There’s nothing “smart,” per se, about the jokes here, but the movie works up a gleeful pace as it puts its characters through a gauntlet of beer-related training exercises. The spirit of no less than Animal House is alive and well in the scenes of alcohol consumption that follow, but the fact that they are preparing for a beer-drinking competition saves it from the realm of mere juvenile drinking excess. As questionable as that purpose may be, these guys have one, and they prepare with an earnestness that makes us love them more than if they were just unrepentant drunks.

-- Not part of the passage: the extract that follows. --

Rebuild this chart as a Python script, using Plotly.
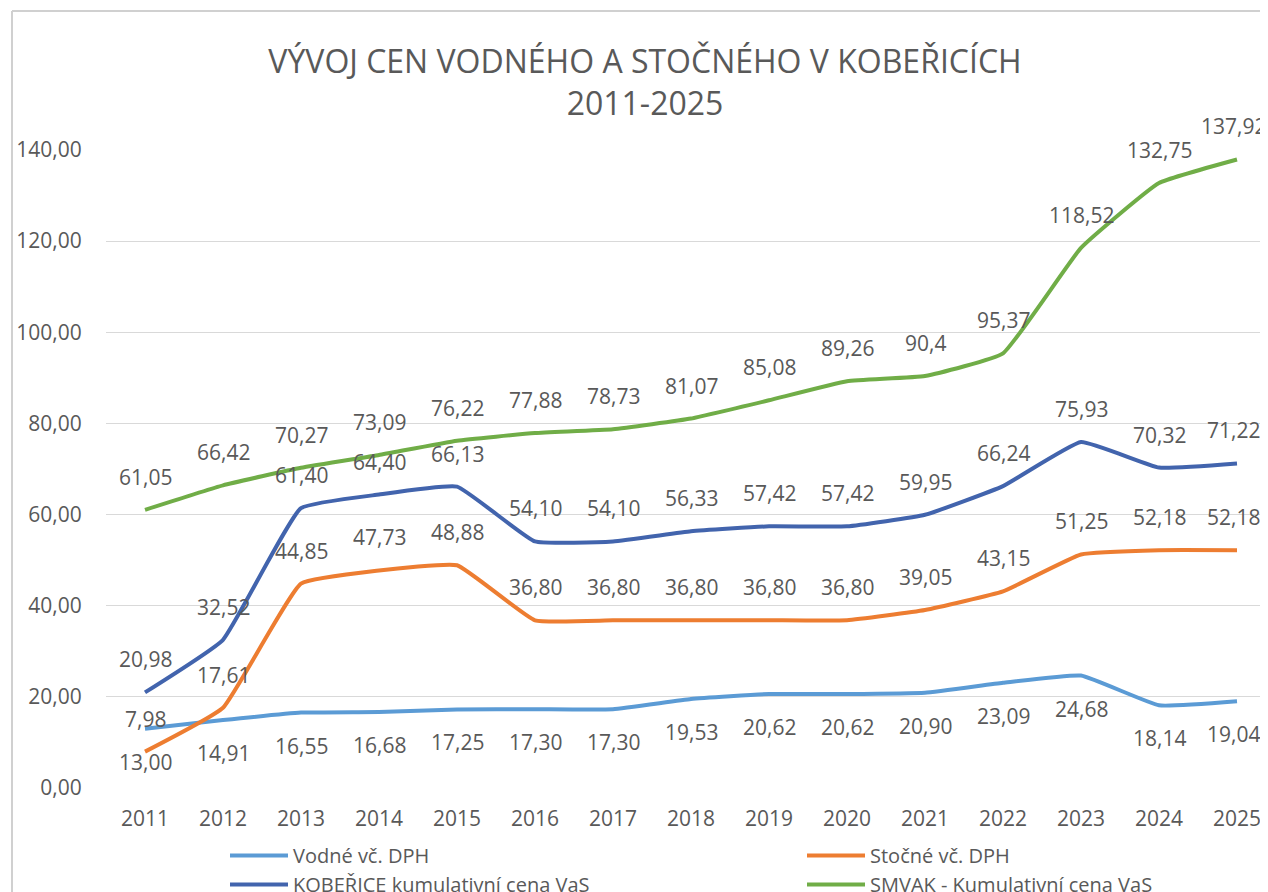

The year of training for Beerfest is fun, but where the movie really drives home its clever concept is in the details of the competition itself. Anyone who’s played a college drinking game at any point in their lives will recognize the inherent justness of having those skills count for something — indeed, in having an epic competition that revolves around the successful execution of those skills in a state of massive intoxication. Shouldn’t beer pong be an Olympic sport? Shouldn’t “monkey chugging” (drinking a beer while hanging upside down) be an Olympic sport? The movie has some harmless fun with stereotypes — one of the Germans, when asked if they are any good, says “Well, we just beat the Irish, so yeah, I think we’re pretty good.” The wonderfully egalitarian thing about this international competition, and indeed, this movie, is that nearly any culture you can think is known in some way or another for being able to put back a drink with the best of ’em.